* Recorded information
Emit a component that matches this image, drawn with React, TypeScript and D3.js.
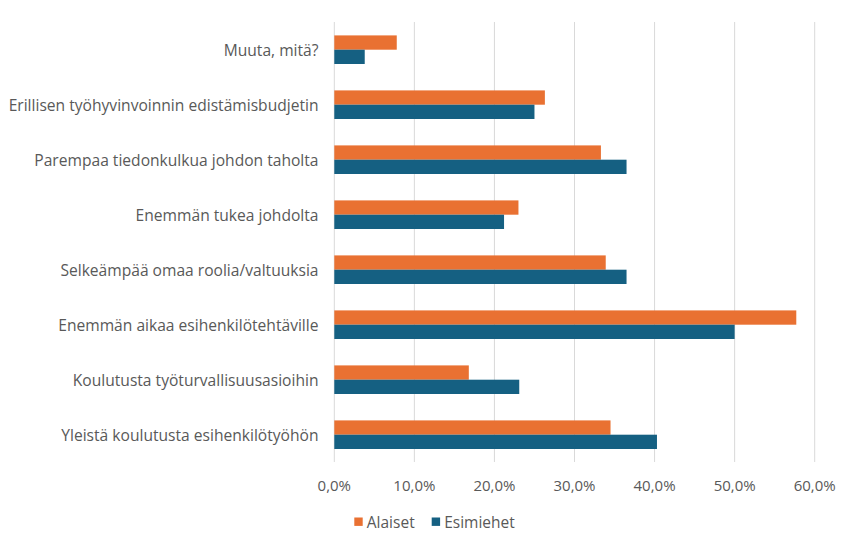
import * as d3 from "d3";
import { useEffect, useRef } from "react";

const categories = [
  "Muuta, mitä?",
  "Erillisen työhyvinvoinnin edistämisbudjetin",
  "Parempaa tiedonkulkua johdon taholta",
  "Enemmän tukea johdolta",
  "Selkeämpää omaa roolia/valtuuksia",
  "Enemmän aikaa esihenkilötehtäville",
  "Koulutusta työturvallisuusasioihin",
  "Yleistä koulutusta esihenkilötyöhön",
];
const alaiset = [7.8, 26.3, 33.3, 23.0, 33.9, 57.7, 16.8, 34.5];
const esimiehet = [3.8, 25.0, 36.5, 21.2, 36.5, 50.0, 23.1, 40.3];
const seriesNames = ["Alaiset", "Esimiehet"];
const colors = ["#E97132", "#156082"];
const xTicks = [0, 10, 20, 30, 40, 50, 60];

export default function App() {
  const ref = useRef<SVGSVGElement>(null);

  useEffect(() => {
    const width = 868;
    const height = 542;
    const font = "'Open Sans', 'Liberation Sans', sans-serif";
    const textColor = "#595959";

    const svg = d3.select(ref.current);
    svg.selectAll("*").remove();
    svg.attr("width", width).attr("height", height);

    svg.append("rect").attr("width", width).attr("height", height).attr("fill", "#fff");

    const x = d3.scaleLinear().domain([0, 60]).range([334.3, 814.7]);
    const y = d3.scaleBand().domain(categories).range([22.2, 462.2]).paddingInner(0.48).paddingOuter(0.24);
    const inner = d3.scaleBand().domain(seriesNames).range([0, y.bandwidth()]);

    // gridlines
    svg.append("g")
      .selectAll("line")
      .data(xTicks)
      .join("line")
      .attr("x1", d => x(d))
      .attr("x2", d => x(d))
      .attr("y1", 22)
      .attr("y2", 462)
      .attr("stroke", "#d9d9d9")
      .attr("stroke-width", 1);

    const data = [alaiset, esimiehet];
    data.forEach((vals, si) => {
      svg.append("g")
        .selectAll("rect")
        .data(vals)
        .join("rect")
        .attr("x", x(0))
        .attr("y", (_, i) => y(categories[i])! + inner(seriesNames[si])!)
        .attr("width", d => x(d) - x(0))
        .attr("height", inner.bandwidth())
        .attr("fill", colors[si]);
    });

    // category labels
    svg.append("g")
      .selectAll("text")
      .data(categories)
      .join("text")
      .attr("x", 318.5)
      .attr("y", d => y(d)! + y.bandwidth() / 2)
      .attr("text-anchor", "end")
      .attr("dominant-baseline", "central")
      .attr("font-family", font)
      .attr("font-size", 15.6)
      .attr("fill", textColor)
      .text(d => d);

    // x tick labels
    svg.append("g")
      .selectAll("text")
      .data(xTicks)
      .join("text")
      .attr("x", d => x(d))
      .attr("y", 485)
      .attr("text-anchor", "middle")
      .attr("dominant-baseline", "central")
      .attr("font-family", font)
      .attr("font-size", 15)
      .attr("fill", textColor)
      .text(d => d3.format(".1f")(d).replace(".", ",") + "%");

    // legend
    const legendX = [354.3, 431.7];
    const lg = svg.append("g");
    seriesNames.forEach((name, i) => {
      lg.append("rect")
        .attr("x", legendX[i])
        .attr("y", 517.5)
        .attr("width", 8.4)
        .attr("height", 8.4)
        .attr("fill", colors[i]);
      lg.append("text")
        .attr("x", legendX[i] + 12.5)
        .attr("y", 521.7)
        .attr("dominant-baseline", "central")
        .attr("font-family", font)
        .attr("font-size", 15.5)
        .attr("fill", textColor)
        .text(name);
    });
  }, []);

  return <svg ref={ref} style={{ position: "absolute", left: 0, top: 0 }} />;
}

* Prompt
Omit every picture while copying the listing above exactly.

* Result
Emit a component that matches this image, drawn with React, TypeScript and D3.js.
import * as d3 from "d3";
import { useEffect, useRef } from "react";

const categories = [
  "Muuta, mitä?",
  "Erillisen työhyvinvoinnin edistämisbudjetin",
  "Parempaa tiedonkulkua johdon taholta",
  "Enemmän tukea johdolta",
  "Selkeämpää omaa roolia/valtuuksia",
  "Enemmän aikaa esihenkilötehtäville",
  "Koulutusta työturvallisuusasioihin",
  "Yleistä koulutusta esihenkilötyöhön",
];
const alaiset = [7.8, 26.3, 33.3, 23.0, 33.9, 57.7, 16.8, 34.5];
const esimiehet = [3.8, 25.0, 36.5, 21.2, 36.5, 50.0, 23.1, 40.3];
const seriesNames = ["Alaiset", "Esimiehet"];
const colors = ["#E97132", "#156082"];
const xTicks = [0, 10, 20, 30, 40, 50, 60];

export default function App() {
  const ref = useRef<SVGSVGElement>(null);

  useEffect(() => {
    const width = 868;
    const height = 542;
    const font = "'Open Sans', 'Liberation Sans', sans-serif";
    const textColor = "#595959";

    const svg = d3.select(ref.current);
    svg.selectAll("*").remove();
    svg.attr("width", width).attr("height", height);

    svg.append("rect").attr("width", width).attr("height", height).attr("fill", "#fff");

    const x = d3.scaleLinear().domain([0, 60]).range([334.3, 814.7]);
    const y = d3.scaleBand().domain(categories).range([22.2, 462.2]).paddingInner(0.48).paddingOuter(0.24);
    const inner = d3.scaleBand().domain(seriesNames).range([0, y.bandwidth()]);

    // gridlines
    svg.append("g")
      .selectAll("line")
      .data(xTicks)
      .join("line")
      .attr("x1", d => x(d))
      .attr("x2", d => x(d))
      .attr("y1", 22)
      .attr("y2", 462)
      .attr("stroke", "#d9d9d9")
      .attr("stroke-width", 1);

    const data = [alaiset, esimiehet];
    data.forEach((vals, si) => {
      svg.append("g")
        .selectAll("rect")
        .data(vals)
        .join("rect")
        .attr("x", x(0))
        .attr("y", (_, i) => y(categories[i])! + inner(seriesNames[si])!)
        .attr("width", d => x(d) - x(0))
        .attr("height", inner.bandwidth())
        .attr("fill", colors[si]);
    });

    // category labels
    svg.append("g")
      .selectAll("text")
      .data(categories)
      .join("text")
      .attr("x", 318.5)
      .attr("y", d => y(d)! + y.bandwidth() / 2)
      .attr("text-anchor", "end")
      .attr("dominant-baseline", "central")
      .attr("font-family", font)
      .attr("font-size", 15.6)
      .attr("fill", textColor)
      .text(d => d);

    // x tick labels
    svg.append("g")
      .selectAll("text")
      .data(xTicks)
      .join("text")
      .attr("x", d => x(d))
      .attr("y", 485)
      .attr("text-anchor", "middle")
      .attr("dominant-baseline", "central")
      .attr("font-family", font)
      .attr("font-size", 15)
      .attr("fill", textColor)
      .text(d => d3.format(".1f")(d).replace(".", ",") + "%");

    // legend
    const legendX = [354.3, 431.7];
    const lg = svg.append("g");
    seriesNames.forEach((name, i) => {
      lg.append("rect")
        .attr("x", legendX[i])
        .attr("y", 517.5)
        .attr("width", 8.4)
        .attr("height", 8.4)
        .attr("fill", colors[i]);
      lg.append("text")
        .attr("x", legendX[i] + 12.5)
        .attr("y", 521.7)
        .attr("dominant-baseline", "central")
        .attr("font-family", font)
        .attr("font-size", 15.5)
        .attr("fill", textColor)
        .text(name);
    });
  }, []);

  return <svg ref={ref} style={{ position: "absolute", left: 0, top: 0 }} />;
}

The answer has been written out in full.